Looking into the Crystal Ball

We’ve had a wild ride in the markets this year. The S&P 500 has been down 20%, up 17%, and, lately, doing a little bit of whatever it wants on a day-by-day basis. As I write this, markets are deciding which way to swing as stubbornly high inflation numbers indicate the Federal Reserve will have to maintain a more aggressive course of interest rate increases to cool the economy. 

The most common question I get from clients during these periods of market instability is one we would all like answered: what are the markets going to do next and when will “normal” come back? 

As someone who thrives on growing my knowledge and being helpful, I closely follow market data and economic trends and am prepared with an answer that encapsulates the opinions of market analysts, the Federal Reserve, and a variety of financial commentators. 

While I love these conversations and hope clients and friends never stop asking these questions to educate themselves, detailed answers are often guilty of obfuscating the facts that (1) no one knows when markets will calm down and (2) what we are seeing in 2022 is not abnormal market behavior. 

You can ask five different analysts or market commentators the same question about the market’s path, and get five different answers. None of these people would be uninformed or bombastic, but they are subject to a fundamental flaw in the human condition: trying to predict the future with the information available in the present. The best strategy, then, is to read and distill predictions from people that closely follow economic trends and consider most of these predictions as distinct possibilities. 

This doesn’t answer the question “What will happen next?” But it does reinforce one of the central tenets of long-term financial success: staying the course in difficult markets is the single easiest way to grow your portfolio and continue building wealth over decades. Success in timing the market only makes you lucky, and luck is not a key part of success in portfolio management. 
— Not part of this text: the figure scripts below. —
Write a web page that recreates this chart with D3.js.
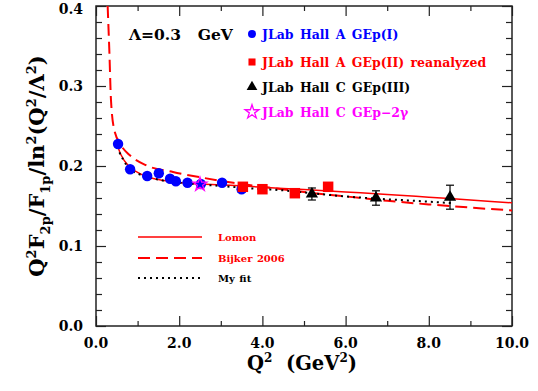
<!DOCTYPE html>
<html>
<head>
<meta charset="utf-8">
<script src="https://cdn.jsdelivr.net/npm/d3@7"></script>
<style>
  body { margin: 0; background: #fff; }
  svg { font-family: "DejaVu Serif", serif; }
</style>
</head>
<body>
<svg id="svg" width="538" height="391"></svg>
<script>
// data
const hallA1Q2 = [0.53, 0.82, 1.23, 1.51, 1.78, 1.92, 2.20, 2.52, 3.03, 3.50];
const hallA1R  = [0.2275, 0.196, 0.1875, 0.191, 0.184, 0.181, 0.179, 0.1775, 0.179, 0.171];
const hallA1E  = [0.003, 0.003, 0.003, 0.004, 0.003, 0.003, 0.003, 0.003, 0.003, 0.004];

const hallA2Q2 = [3.53, 4.00, 4.78, 5.58];
const hallA2R  = [0.174, 0.171, 0.166, 0.174];

const hallC3Q2 = [5.19, 6.73, 8.51];
const hallC3R  = [0.165, 0.160, 0.161];
const hallC3E  = [0.0075, 0.009, 0.015];

const gep2gQ2 = [2.50];
const gep2gR  = [0.177];

const lomonQ2 = [0.5, 0.6, 0.8, 1.0, 1.2, 1.5, 2.0, 2.5, 3.0, 3.5, 4.0, 5.0, 6.0, 7.0, 8.0, 9.0, 10.0];
const lomonR  = [0.228, 0.214, 0.199, 0.192, 0.187, 0.183, 0.1795, 0.1775, 0.1765, 0.175, 0.1735, 0.1705, 0.1675, 0.1645, 0.161, 0.1575, 0.154];

const bijkerQ2 = [0.28, 0.32, 0.36, 0.44, 0.6, 0.8, 1.2, 1.85, 2.6, 3.3, 4.0, 5.0, 6.0, 7.0, 8.0, 9.0, 10.0];
const bijkerR  = [0.40, 0.345, 0.2825, 0.245, 0.226, 0.214, 0.201, 0.1925, 0.185, 0.179, 0.174, 0.1675, 0.162, 0.1565, 0.152, 0.148, 0.1445];

const fitQ2 = [0.5, 0.8, 1.2, 1.5, 2.0, 2.5, 3.0, 3.5, 4.0, 4.4, 5.0, 6.0, 6.8, 7.5, 8.6];
const fitR  = [0.224, 0.197, 0.187, 0.183, 0.179, 0.177, 0.175, 0.173, 0.171, 0.170, 0.167, 0.162, 0.159, 0.157, 0.1535];

const xTickLabels = ['0.0', '2.0', '4.0', '6.0', '8.0', '10.0'];
const yTickLabels = ['0.0', '0.1', '0.2', '0.3', '0.4'];

const svg = d3.select('#svg');
const pLeft = 96, pRight = 512, pTop = 6, pBottom = 326;

const x = d3.scaleLinear().domain([0, 10]).range([pLeft, pRight]);
const y = d3.scaleLinear().domain([0, 0.4]).range([pBottom, pTop]);

// clip for curves
svg.append('clipPath').attr('id', 'clip')
  .append('rect').attr('x', pLeft).attr('y', pTop).attr('width', pRight - pLeft).attr('height', pBottom - pTop);

// axes with inward ticks on all four sides
function addAxis(axis, tx, ty) {
  const g = svg.append('g').attr('transform', `translate(${tx},${ty})`).call(axis);
  g.select('.domain').remove();
  g.selectAll('line').attr('stroke', '#222').attr('stroke-width', 1.2);
  g.selectAll('text').remove();
  return g;
}
const xMajor = d3.range(0, 10.01, 2), xMinor = d3.range(1, 10, 2);
const yMajor = d3.range(0, 0.401, 0.1), yMinor = d3.range(0.02, 0.4, 0.02).filter(v => Math.abs(v * 10 - Math.round(v * 10)) > 0.01);

addAxis(d3.axisTop(x).tickValues(xMajor).tickSize(10), 0, pBottom);
addAxis(d3.axisTop(x).tickValues(xMinor).tickSize(5), 0, pBottom);
addAxis(d3.axisBottom(x).tickValues(xMajor).tickSize(10), 0, pTop);
addAxis(d3.axisBottom(x).tickValues(xMinor).tickSize(5), 0, pTop);
addAxis(d3.axisRight(y).tickValues(yMajor).tickSize(10), pLeft, 0);
addAxis(d3.axisRight(y).tickValues(yMinor).tickSize(6), pLeft, 0);
addAxis(d3.axisLeft(y).tickValues(yMajor).tickSize(10), pRight, 0);
addAxis(d3.axisLeft(y).tickValues(yMinor).tickSize(6), pRight, 0);

svg.append('rect')
  .attr('x', pLeft).attr('y', pTop).attr('width', pRight - pLeft).attr('height', pBottom - pTop)
  .attr('fill', 'none').attr('stroke', '#222').attr('stroke-width', 1.5);

// tick labels
svg.selectAll('.xl').data(xTickLabels).enter().append('text')
  .attr('x', d => x(+d)).attr('y', 348)
  .attr('text-anchor', 'middle').attr('font-size', 14).attr('font-weight', 'bold')
  .text(d => d);
svg.selectAll('.yl').data(yTickLabels).enter().append('text')
  .attr('x', 83).attr('y', d => Math.max(y(+d) + 5, 14))
  .attr('text-anchor', 'end').attr('font-size', 14).attr('font-weight', 'bold')
  .text(d => d);

// axis titles
const xt = svg.append('text').attr('x', 302).attr('y', 370)
  .attr('text-anchor', 'middle').attr('font-size', 19.5).attr('font-weight', 'bold');
xt.append('tspan').text('Q');
xt.append('tspan').attr('dy', -8).attr('font-size', 12).text('2');
xt.append('tspan').attr('dy', 8).text('\u00a0 (GeV');
xt.append('tspan').attr('dy', -8).attr('font-size', 12).text('2');
xt.append('tspan').attr('dy', 8).text(')');

const yt = svg.append('text').attr('transform', 'translate(44,166) rotate(-90)')
  .attr('text-anchor', 'middle').attr('font-size', 21).attr('font-weight', 'bold');
const ySeg = [['Q', 0, 21], ['2', -8, 13], ['F', 8, 21], ['2p', 6, 13], ['/F', -6, 21], ['1p', 6, 13],
  ['/ln', -6, 21], ['2', -8, 13], ['(Q', 8, 21], ['2', -8, 13], ['/\u039b', 8, 21], ['2', -8, 13], [')', 8, 21]];
ySeg.forEach(s => yt.append('tspan').attr('dy', s[1]).attr('font-size', s[2]).text(s[0]));

svg.append('text').attr('x', 129).attr('y', 40).attr('font-size', 15.5).attr('font-weight', 'bold')
  .attr('word-spacing', 3).text('\u039b=0.3\u00a0 GeV');

// curves
const line = d3.line().x(d => x(d[0])).y(d => y(d[1])).curve(d3.curveMonotoneX);
const curves = g => g.attr('clip-path', 'url(#clip)').attr('fill', 'none');
svg.append('path').datum(d3.zip(lomonQ2, lomonR)).call(curves)
  .attr('d', line).attr('stroke', '#ff0000').attr('stroke-width', 1.5);
svg.append('path').datum(d3.zip(bijkerQ2, bijkerR)).call(curves)
  .attr('d', line).attr('stroke', '#ff0000').attr('stroke-width', 2).attr('stroke-dasharray', '12,6');
svg.append('path').datum(d3.zip(fitQ2, fitR)).call(curves)
  .attr('d', line).attr('stroke', '#000').attr('stroke-width', 2).attr('stroke-dasharray', '2,4');

// error bars
function errorBars(q2, r, e, color) {
  const g = svg.append('g').attr('stroke', color).attr('stroke-width', 1.2);
  q2.forEach((q, i) => {
    g.append('line').attr('x1', x(q)).attr('x2', x(q)).attr('y1', y(r[i] - e[i])).attr('y2', y(r[i] + e[i]));
    [-1, 1].forEach(s => g.append('line')
      .attr('x1', x(q) - 4).attr('x2', x(q) + 4)
      .attr('y1', y(r[i] + s * e[i])).attr('y2', y(r[i] + s * e[i])));
  });
}
errorBars(hallA1Q2, hallA1R, hallA1E, '#0000ff');
errorBars(hallC3Q2, hallC3R, hallC3E, '#000');

const sym = (type, size) => d3.symbol().type(type).size(size);
function points(q2, r, type, size, color) {
  svg.append('g').selectAll('path').data(d3.zip(q2, r)).enter().append('path')
    .attr('transform', d => `translate(${x(d[0])},${y(d[1])})`)
    .attr('d', sym(type, size)).attr('fill', color);
}
points(hallA1Q2, hallA1R, d3.symbolCircle, 85, '#0000ff');
points(hallA2Q2, hallA2R, d3.symbolSquare, 110, '#ff0000');
points(hallC3Q2, hallC3R, d3.symbolTriangle, 65, '#000');
svg.append('g').selectAll('path').data(d3.zip(gep2gQ2, gep2gR)).enter().append('path')
  .attr('transform', d => `translate(${x(d[0])},${y(d[1])})`)
  .attr('d', sym(d3.symbolStar, 60)).attr('fill', 'none').attr('stroke', '#ff00ff').attr('stroke-width', 1.3);

// legend for data sets
const legendText = ['JLab Hall A GEp(I)', 'JLab Hall A GEp(II) reanalyzed', 'JLab Hall C GEp(III)', 'JLab Hall C GEp\u22122\u03b3'];
const legendColor = ['#0000ff', '#ff0000', '#000', '#ff00ff'];
const legendSym = [d3.symbolCircle, d3.symbolSquare, d3.symbolTriangle, d3.symbolStar];
const legendY = [34, 62, 87, 112];
legendText.forEach((t, i) => {
  const p = svg.append('path').attr('transform', `translate(252,${legendY[i]})`)
    .attr('d', sym(legendSym[i], i === 3 ? 60 : 50));
  if (i === 3) p.attr('fill', 'none').attr('stroke', legendColor[i]).attr('stroke-width', 1.3);
  else p.attr('fill', legendColor[i]);
  svg.append('text').attr('x', 262).attr('y', legendY[i] + 5)
    .attr('font-size', 12.5).attr('font-weight', 'bold').attr('word-spacing', 2)
    .attr('fill', legendColor[i]).text(t);
});

// legend for curves
const curveNames = ['Lomon', 'Bijker 2006', 'My fit'];
const curveColor = ['#ff0000', '#ff0000', '#000'];
const curveDash = [null, '12,6', '2,4'];
const curveY = [237, 258, 278];
curveNames.forEach((t, i) => {
  svg.append('line').attr('x1', 138).attr('x2', 202).attr('y1', curveY[i]).attr('y2', curveY[i])
    .attr('stroke', curveColor[i]).attr('stroke-width', i === 0 ? 1.5 : 2)
    .attr('stroke-dasharray', curveDash[i]);
  svg.append('text').attr('x', 218).attr('y', curveY[i] + 4)
    .attr('font-size', 10).attr('font-weight', 'bold').attr('word-spacing', 1)
    .attr('fill', curveColor[i]).text(t);
});
</script>
</body>
</html>
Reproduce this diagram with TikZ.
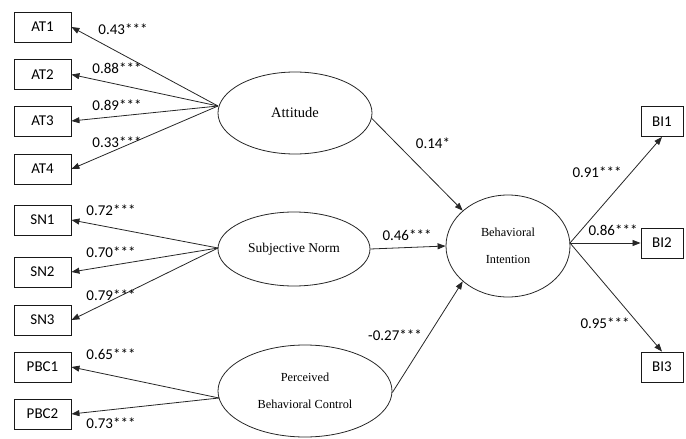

The final piece to learn to stay the course in difficult markets is remembering that financial volatility is, in fact, normal. Although the stock market run from April 2020 through December 2021 was enjoyable, it was more of an aberration than the volatility we have experienced so far in 2022. Very few investors were worried, however, because they were watching their portfolios significantly increase in value. 

So, please continue asking what the markets will do next, because I love reading and pontificating with others that are interested in financial markets. You’ll still see articles on this blog exploring what might come in the future. Take them with a grain of salt and remember that while markets always move up and down, these swings are easier to weather with the help of a solid financial plan and an advisor you trust in your corner.